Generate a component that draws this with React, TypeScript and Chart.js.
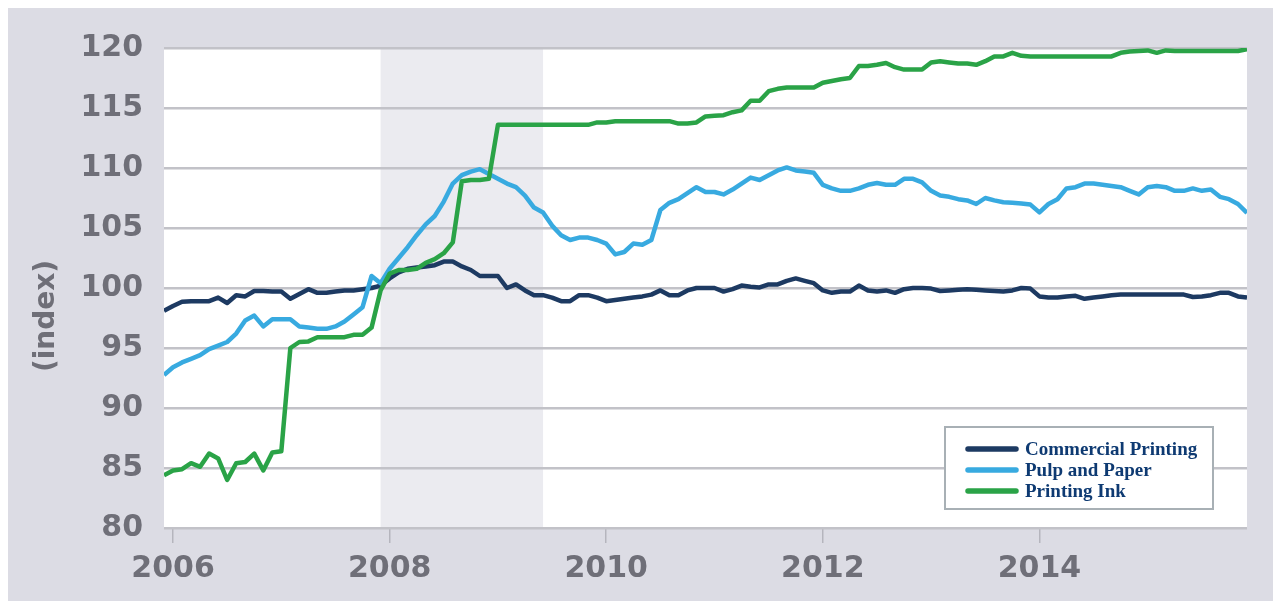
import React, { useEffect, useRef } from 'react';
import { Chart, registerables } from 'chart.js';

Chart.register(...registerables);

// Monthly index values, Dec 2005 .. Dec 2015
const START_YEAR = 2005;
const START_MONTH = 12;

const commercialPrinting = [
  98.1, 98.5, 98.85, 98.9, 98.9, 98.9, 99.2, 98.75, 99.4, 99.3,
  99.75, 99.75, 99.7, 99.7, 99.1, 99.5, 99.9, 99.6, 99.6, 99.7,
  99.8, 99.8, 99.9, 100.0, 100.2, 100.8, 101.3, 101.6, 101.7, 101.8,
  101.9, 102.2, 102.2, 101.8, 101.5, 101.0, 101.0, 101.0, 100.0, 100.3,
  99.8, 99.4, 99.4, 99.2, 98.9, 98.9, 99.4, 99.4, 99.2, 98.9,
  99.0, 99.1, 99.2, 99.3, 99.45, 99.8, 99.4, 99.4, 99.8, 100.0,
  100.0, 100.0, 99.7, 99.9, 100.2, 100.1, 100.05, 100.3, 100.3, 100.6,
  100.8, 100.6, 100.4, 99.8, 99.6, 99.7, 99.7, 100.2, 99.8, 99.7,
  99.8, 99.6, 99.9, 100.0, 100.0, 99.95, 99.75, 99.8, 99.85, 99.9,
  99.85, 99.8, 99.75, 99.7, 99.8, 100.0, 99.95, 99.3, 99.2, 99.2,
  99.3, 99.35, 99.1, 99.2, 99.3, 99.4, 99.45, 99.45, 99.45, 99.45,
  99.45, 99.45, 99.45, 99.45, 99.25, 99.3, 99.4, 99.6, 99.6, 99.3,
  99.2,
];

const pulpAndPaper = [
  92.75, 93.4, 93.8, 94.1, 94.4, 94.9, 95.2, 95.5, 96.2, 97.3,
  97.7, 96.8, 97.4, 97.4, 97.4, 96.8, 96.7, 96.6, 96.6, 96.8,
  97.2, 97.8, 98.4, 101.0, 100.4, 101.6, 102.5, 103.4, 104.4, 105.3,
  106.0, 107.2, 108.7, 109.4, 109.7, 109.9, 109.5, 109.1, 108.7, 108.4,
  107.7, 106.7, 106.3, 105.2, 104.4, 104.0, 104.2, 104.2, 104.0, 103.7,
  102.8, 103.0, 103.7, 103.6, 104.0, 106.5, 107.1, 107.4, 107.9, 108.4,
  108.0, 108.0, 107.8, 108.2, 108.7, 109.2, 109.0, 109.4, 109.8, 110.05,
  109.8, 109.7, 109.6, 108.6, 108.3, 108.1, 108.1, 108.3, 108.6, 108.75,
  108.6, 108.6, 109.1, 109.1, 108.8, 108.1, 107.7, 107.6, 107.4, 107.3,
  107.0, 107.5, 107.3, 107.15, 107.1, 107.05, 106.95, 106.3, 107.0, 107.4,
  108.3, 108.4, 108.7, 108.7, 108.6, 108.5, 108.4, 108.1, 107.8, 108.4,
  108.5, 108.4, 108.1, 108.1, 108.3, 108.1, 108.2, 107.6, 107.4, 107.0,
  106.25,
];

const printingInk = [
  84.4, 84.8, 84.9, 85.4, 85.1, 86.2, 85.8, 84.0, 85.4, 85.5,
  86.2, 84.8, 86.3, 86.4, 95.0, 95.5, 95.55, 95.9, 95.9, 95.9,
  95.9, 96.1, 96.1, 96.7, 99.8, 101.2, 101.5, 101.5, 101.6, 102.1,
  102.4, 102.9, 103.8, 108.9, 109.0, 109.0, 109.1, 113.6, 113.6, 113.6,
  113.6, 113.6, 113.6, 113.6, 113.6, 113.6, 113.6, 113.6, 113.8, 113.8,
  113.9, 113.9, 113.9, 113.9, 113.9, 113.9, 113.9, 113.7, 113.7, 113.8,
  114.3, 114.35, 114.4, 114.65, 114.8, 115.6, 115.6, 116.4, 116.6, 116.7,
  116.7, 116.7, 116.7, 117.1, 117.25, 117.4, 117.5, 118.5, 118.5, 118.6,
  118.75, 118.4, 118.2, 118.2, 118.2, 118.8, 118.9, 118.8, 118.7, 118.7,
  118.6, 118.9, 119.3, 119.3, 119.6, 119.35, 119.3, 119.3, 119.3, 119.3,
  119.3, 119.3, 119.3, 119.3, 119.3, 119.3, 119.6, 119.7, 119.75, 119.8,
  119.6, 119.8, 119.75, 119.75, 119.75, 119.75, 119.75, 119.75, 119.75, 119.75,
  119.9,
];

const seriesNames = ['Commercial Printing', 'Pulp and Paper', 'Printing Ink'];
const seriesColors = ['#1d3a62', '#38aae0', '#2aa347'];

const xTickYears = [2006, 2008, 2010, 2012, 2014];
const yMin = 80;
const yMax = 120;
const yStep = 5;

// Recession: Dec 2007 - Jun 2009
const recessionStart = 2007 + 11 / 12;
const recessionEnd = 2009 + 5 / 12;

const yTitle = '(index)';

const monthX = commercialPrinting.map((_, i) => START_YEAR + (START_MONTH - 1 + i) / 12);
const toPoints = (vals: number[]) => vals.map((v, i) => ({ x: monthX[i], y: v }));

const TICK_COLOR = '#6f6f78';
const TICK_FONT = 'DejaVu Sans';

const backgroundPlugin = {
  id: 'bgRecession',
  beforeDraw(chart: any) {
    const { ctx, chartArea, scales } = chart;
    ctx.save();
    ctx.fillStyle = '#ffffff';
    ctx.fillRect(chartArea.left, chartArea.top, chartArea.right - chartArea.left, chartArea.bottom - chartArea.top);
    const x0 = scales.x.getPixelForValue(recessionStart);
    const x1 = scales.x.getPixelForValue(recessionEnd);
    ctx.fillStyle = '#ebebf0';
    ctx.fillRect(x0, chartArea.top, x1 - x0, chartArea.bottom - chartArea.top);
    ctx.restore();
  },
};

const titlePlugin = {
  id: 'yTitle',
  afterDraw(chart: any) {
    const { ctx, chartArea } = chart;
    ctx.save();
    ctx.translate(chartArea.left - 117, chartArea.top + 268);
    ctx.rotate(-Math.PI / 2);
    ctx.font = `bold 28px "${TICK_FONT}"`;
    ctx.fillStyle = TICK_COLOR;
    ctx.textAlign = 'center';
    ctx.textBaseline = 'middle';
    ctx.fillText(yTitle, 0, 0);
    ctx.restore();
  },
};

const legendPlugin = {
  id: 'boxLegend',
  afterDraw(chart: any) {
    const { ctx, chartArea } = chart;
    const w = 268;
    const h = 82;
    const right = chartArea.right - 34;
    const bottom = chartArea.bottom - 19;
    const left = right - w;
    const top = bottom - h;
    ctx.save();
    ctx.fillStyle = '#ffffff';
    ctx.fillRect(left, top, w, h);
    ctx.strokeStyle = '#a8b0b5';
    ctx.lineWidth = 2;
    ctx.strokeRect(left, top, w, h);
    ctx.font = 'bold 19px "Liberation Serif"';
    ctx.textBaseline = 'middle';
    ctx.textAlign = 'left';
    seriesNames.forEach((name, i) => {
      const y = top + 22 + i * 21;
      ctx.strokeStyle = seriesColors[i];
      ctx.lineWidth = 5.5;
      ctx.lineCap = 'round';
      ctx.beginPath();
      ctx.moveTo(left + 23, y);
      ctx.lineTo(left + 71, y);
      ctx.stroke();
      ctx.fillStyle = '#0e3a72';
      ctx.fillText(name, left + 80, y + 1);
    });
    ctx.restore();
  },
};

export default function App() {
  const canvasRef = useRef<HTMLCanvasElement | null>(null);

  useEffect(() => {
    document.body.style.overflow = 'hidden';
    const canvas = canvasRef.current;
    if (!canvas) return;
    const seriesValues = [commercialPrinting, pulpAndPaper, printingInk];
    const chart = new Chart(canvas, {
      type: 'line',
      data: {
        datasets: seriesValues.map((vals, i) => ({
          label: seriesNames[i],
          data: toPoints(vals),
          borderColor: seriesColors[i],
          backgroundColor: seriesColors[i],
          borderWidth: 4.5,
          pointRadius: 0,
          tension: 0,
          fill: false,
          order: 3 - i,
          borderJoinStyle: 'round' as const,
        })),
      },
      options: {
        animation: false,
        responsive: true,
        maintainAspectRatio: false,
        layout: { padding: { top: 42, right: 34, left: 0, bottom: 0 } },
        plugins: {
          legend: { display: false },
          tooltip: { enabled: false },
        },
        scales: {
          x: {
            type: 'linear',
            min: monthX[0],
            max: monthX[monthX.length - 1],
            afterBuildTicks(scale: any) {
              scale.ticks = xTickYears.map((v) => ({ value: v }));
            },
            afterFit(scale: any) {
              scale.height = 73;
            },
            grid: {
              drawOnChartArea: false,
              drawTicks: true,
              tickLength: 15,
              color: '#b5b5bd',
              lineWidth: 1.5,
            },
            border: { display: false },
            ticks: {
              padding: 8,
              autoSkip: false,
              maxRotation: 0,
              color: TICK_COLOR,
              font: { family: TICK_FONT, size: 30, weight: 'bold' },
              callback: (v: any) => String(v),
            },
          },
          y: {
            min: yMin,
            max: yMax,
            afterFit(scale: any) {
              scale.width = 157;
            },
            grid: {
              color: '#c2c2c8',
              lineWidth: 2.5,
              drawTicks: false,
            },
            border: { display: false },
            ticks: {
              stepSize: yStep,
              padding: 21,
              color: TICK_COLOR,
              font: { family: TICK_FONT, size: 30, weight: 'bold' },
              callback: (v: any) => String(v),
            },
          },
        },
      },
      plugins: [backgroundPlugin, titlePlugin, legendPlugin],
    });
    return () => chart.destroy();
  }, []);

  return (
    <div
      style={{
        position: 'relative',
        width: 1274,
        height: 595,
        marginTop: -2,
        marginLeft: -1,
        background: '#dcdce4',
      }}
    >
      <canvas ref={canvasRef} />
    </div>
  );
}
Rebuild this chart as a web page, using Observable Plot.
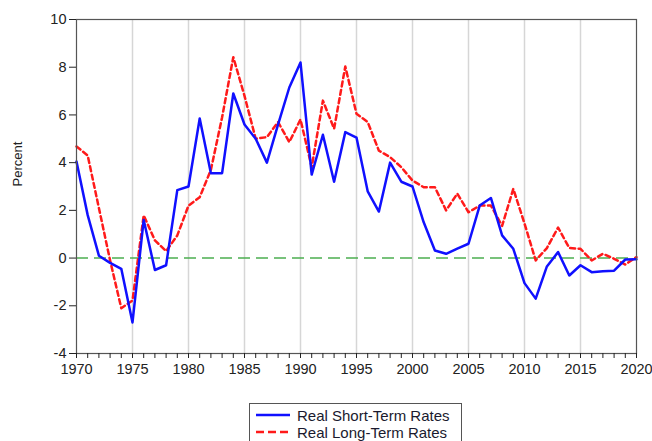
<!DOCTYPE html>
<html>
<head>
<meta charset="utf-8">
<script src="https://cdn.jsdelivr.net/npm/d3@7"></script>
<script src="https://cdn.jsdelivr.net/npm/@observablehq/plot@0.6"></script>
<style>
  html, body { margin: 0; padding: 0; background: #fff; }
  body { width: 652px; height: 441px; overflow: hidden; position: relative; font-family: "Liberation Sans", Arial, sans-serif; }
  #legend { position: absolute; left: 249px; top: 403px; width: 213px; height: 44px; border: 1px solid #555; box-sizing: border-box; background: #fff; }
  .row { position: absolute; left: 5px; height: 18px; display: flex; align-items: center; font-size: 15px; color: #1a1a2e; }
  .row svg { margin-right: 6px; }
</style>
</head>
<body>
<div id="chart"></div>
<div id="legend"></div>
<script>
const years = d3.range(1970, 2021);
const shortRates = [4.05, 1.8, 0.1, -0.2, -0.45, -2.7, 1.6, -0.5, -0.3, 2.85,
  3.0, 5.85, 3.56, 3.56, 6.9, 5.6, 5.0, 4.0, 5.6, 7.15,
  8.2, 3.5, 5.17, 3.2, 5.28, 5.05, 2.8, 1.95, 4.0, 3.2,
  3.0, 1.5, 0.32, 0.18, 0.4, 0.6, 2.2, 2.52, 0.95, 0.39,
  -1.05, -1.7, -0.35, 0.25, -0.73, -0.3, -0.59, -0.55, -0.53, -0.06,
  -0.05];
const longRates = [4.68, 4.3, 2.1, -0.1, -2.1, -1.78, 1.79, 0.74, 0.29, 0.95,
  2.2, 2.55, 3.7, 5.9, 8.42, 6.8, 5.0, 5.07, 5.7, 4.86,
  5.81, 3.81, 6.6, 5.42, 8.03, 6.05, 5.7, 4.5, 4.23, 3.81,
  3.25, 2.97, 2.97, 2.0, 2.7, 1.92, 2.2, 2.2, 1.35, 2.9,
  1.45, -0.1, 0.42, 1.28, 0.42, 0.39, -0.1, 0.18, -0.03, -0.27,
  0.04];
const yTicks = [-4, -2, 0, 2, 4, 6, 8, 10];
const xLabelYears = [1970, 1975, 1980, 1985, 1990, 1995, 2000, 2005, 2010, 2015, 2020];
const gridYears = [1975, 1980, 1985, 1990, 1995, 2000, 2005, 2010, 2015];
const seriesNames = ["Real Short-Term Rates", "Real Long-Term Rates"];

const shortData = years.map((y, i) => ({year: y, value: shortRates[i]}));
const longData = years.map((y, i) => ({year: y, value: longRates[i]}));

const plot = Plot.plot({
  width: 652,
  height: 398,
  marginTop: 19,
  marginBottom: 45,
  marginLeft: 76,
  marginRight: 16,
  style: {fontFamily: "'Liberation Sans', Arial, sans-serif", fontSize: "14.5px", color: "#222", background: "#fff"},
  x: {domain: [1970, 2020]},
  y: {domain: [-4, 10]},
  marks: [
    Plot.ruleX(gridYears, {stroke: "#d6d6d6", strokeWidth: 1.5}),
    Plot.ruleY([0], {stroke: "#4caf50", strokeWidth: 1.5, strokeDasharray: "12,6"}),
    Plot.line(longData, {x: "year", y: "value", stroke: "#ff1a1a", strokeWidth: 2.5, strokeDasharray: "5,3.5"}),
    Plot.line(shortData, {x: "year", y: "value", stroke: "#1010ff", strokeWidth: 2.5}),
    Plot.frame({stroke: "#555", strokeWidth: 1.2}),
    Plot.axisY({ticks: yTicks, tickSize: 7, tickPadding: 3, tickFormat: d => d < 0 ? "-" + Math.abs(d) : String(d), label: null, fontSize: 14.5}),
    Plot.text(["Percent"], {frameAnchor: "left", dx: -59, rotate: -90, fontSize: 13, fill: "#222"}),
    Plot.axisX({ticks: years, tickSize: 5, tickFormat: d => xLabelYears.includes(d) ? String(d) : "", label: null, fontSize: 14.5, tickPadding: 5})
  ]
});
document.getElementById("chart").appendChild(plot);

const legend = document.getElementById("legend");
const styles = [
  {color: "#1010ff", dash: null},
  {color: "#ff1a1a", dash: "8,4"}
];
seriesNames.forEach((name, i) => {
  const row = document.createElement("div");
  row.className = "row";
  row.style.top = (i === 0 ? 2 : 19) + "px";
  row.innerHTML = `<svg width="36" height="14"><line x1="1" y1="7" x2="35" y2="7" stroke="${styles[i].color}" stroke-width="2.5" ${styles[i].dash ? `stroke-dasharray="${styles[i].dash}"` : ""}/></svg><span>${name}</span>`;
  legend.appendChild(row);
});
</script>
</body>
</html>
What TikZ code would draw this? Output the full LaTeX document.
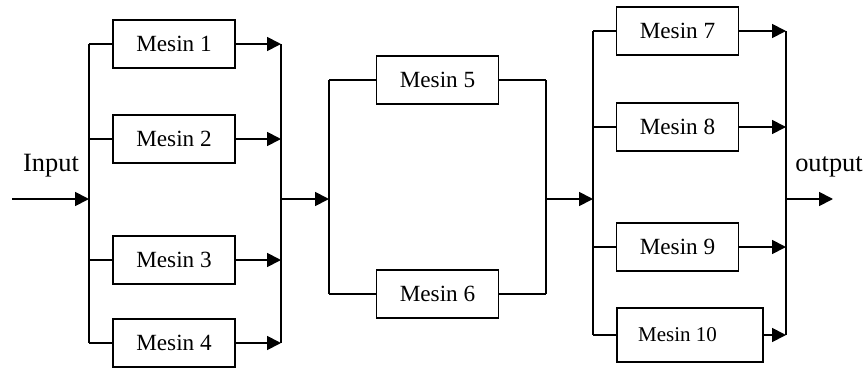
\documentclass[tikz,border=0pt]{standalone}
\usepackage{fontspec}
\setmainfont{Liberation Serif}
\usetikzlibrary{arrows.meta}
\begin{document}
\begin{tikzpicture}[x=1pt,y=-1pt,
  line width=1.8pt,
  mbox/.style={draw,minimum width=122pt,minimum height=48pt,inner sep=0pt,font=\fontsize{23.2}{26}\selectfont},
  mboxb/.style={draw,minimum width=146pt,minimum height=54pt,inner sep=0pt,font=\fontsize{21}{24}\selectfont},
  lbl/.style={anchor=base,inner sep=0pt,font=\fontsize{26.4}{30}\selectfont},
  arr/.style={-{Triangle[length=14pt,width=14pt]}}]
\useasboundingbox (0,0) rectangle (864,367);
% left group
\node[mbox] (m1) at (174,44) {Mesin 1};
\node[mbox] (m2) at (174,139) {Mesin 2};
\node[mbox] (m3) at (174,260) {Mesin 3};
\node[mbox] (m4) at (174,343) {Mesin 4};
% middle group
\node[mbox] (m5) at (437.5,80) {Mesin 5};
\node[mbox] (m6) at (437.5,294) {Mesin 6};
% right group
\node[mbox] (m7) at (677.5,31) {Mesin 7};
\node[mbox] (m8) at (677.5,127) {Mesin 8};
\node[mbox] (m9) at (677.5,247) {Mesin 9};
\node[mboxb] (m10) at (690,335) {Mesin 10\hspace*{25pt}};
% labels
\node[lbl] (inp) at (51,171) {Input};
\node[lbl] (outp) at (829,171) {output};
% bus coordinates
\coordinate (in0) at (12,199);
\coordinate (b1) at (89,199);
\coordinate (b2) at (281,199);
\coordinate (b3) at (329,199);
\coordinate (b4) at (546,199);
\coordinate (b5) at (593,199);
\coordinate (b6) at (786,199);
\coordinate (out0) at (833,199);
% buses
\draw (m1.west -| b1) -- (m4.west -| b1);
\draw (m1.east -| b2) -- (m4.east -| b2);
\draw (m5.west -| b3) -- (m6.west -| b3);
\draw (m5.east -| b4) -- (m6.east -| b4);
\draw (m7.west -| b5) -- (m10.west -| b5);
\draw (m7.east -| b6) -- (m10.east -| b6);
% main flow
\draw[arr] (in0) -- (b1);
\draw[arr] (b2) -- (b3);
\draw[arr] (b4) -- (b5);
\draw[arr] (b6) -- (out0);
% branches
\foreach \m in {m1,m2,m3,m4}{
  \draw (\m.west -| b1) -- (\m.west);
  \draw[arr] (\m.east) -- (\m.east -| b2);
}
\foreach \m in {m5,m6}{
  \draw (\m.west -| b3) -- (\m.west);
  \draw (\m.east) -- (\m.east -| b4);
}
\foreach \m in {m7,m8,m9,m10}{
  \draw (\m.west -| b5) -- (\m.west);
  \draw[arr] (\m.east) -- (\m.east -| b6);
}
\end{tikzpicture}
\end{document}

EXERCISE INSTRUCTIONS:
Repeat the lines above, starting at the first and stopping after the line that holds "const START_MONTH = 12;", with the pictures left out.

WRITTEN RESPONSE:
Generate a component that draws this with React, TypeScript and Chart.js.
import React, { useEffect, useRef } from 'react';
import { Chart, registerables } from 'chart.js';

Chart.register(...registerables);

// Monthly index values, Dec 2005 .. Dec 2015
const START_YEAR = 2005;
const START_MONTH = 12;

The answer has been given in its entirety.